I know it wrapped up days ago, but I’m still flying high from watching the American Baseball Classic championship game … I mean the World Baseball Classic! You know the one where the Semi-Dominican Republic team beat the Semi-Puerto Rico team 3-0.
And that was the same “world” tournament where the Semi-Mexico team competed against the Not-the-Best American team. What an instant classic!
In the WBC championship game, 16 of the 18 players on the Dominican and Puerto Rican teams had players who are important parts of current Major League Baseball teams that play … in America!
These players may have been born in the Dominican Republic and Puerto Rico, but they grew up in America, went to college in America and earn their millions in America.

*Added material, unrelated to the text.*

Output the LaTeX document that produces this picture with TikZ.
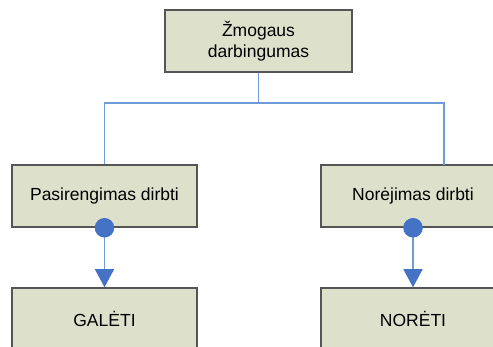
\documentclass[tikz,border=0pt]{standalone}
\usepackage{fontspec}
\setmainfont{Liberation Sans}
\usetikzlibrary{arrows.meta,calc}
\definecolor{boxfill}{HTML}{DDE0CB}
\definecolor{boxline}{HTML}{555555}
\definecolor{linkblue}{HTML}{6F9BD8}
\definecolor{dotblue}{HTML}{4472C4}
\tikzset{
  card/.style={draw=boxline, fill=boxfill, line width=1.5pt, rectangle,
    minimum height=62pt, inner sep=0pt, align=center,
    font=\fontsize{17.5}{20.5}\selectfont},
  link/.style={draw=linkblue, line width=1.3pt},
  flow/.style={link, -{Triangle[width=19pt,length=18pt,color=dotblue]}},
  dot/.style={fill=dotblue}
}
\begin{document}
\begin{tikzpicture}[x=1pt,y=-1pt]
\useasboundingbox (0,0) rectangle (493,347);
\clip (0,0) rectangle (493,347);
% boxes
\node[card, minimum width=187pt] (top) at (258.5,41) {Žmogaus\\darbingumas};
\node[card, minimum width=185pt] (prep) at (104.5,196) {Pasirengimas dirbti};
\node[card, minimum width=184pt] (will) at (413,196) {Norėjimas dirbti};
\node[card, minimum width=185pt] (can) at (104.5,319) {GALĖTI};
\node[card, minimum width=184pt] (want) at (413,319) {NORĖTI};
% tree connectors
\coordinate (hub) at (258.5,103);
\coordinate (wjoin) at (444,165);
\draw[link] (top.south) -- (hub);
\draw[link] (prep.north) |- (hub) -| (wjoin);
% flow arrows with dot at start
\draw[flow] (prep.south) -- (can.north);
\draw[flow] (will.south) -- (want.north);
\fill[dot] (prep.south) circle (9.8);
\fill[dot] (will.south) circle (9.8);
\end{tikzpicture}
\end{document}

I was watching one of the games, in which Mexico was playing, with my 14-year-old son.
Adrian Gonzalez was at the plate, and I cheered him on. My son said, “Hey, doesn’t he play for the Dodgers?” When I told my son that Gonzo does indeed play for our beloved Dodgers, he said, “Wait, he plays for the Dodgers and gets his paychecks from the Dodgers but now he’s playing for Mexico? That makes a lot of sense!”
… out of the mouths of babes!
As if I didn’t have enough consternation from the WBC before, now I get to digest the fact that one of the keys for the 2013 Los Angeles Dodgers was injured in the championship game. Hanley Ramirez, starting shortstop for the Dodgers is out until June because of a torn thumb ligament.
Thanks a lot, WBC! Why in the name of Biff Pocaroba did they hold the WBC tournament weeks prior to the start of the 2013 MLB season? Couldn’t this have been done in November? I’m sure there are some places in South America where it’s still baseball weather in November.
We now know that the Dodgers are going to have to plug the shortstop hole for two months. What does that mean for the team? Is it time to run around like Chicken Little and scream that the National League West is falling?
Just how will the shortstop puzzle be solved for the Dodgers? Here are some possible solutions for manager Don Mattingly in trying to replace Hanley Ramirez at short:
• Keep Luis Cruz at third and put Dee Gordon at short – Mattingly named Cruz the starting third baseman this spring. Gordon was destined for triple-A, especially after his disappointing rookie season in 2012. Gordon is fast, but he lacks the kind of plate discipline needed for a championship-caliber team. So far this spring, Gordon is batting .241, although he does lead the team with seven stolen bases. The question is whether Mattingly wants to throw Gordon back into the major-league fire for two months to see if he can learn not to swing at everything, or whether he would rather see Gordon play every day all season at triple-A.
• Keep Cruz at third and platoon at short – Mattingly can leave Cruz at third to see if it is his position of the future. Then the Dodgers skipper can plug-and-play some capable reserves at short to see who blossoms. Likely shortstop candidates are Justin Sellers and Skip Schumaker. One small problem with this scenario: Schumaker is hitting a paltry .234 in 17 spring games. Sellers isn’t exactly making a name for himself at the plate this spring with his .150 average in 13 games. Schumaker is a wily veteran who could probably handle athe starting role more capably than Sellers, but Sellers has more potential upside.
• Move Cruz to short and platoon at third – This move makes the most sense for the Dodgers. Of the 123 MLB games Cruz has played over his four-year career, 63 have come at shortstop. Cruz began his MLB career in 2008 with the Pittsburgh Pirates as a shortstop. If the Dodgers make this move, they still have some capable players who can slide in at third base for two months until Hanley Ramirez is ready. Two veterans are at the front of the third base line – Jerry Hairston, Jr. and Juan Uribe (did I just use Uribe’s name in a positive light?) The 36-year-old Hairston is a 15-year veteran who is solid in the field. He may not be ready to play every day over an entire season, but Hairston has enough gas in the tank to start for two months. Uribe has looked good for the Dodgers this spring, hitting .350 in 16 games. More importantly for Uribe, he has only struck out seven times in 40 spring plate appearances.
Whatever happens in Los Angeles, all hope is not lost because of the Hanley Ramirez injury. Sure, it is definitely disappointing news for a team that is poised to make some real news this season. However, unlike past years, the Dodgers have the kind of necessary depth to withstand the Hanley Ramirez injury.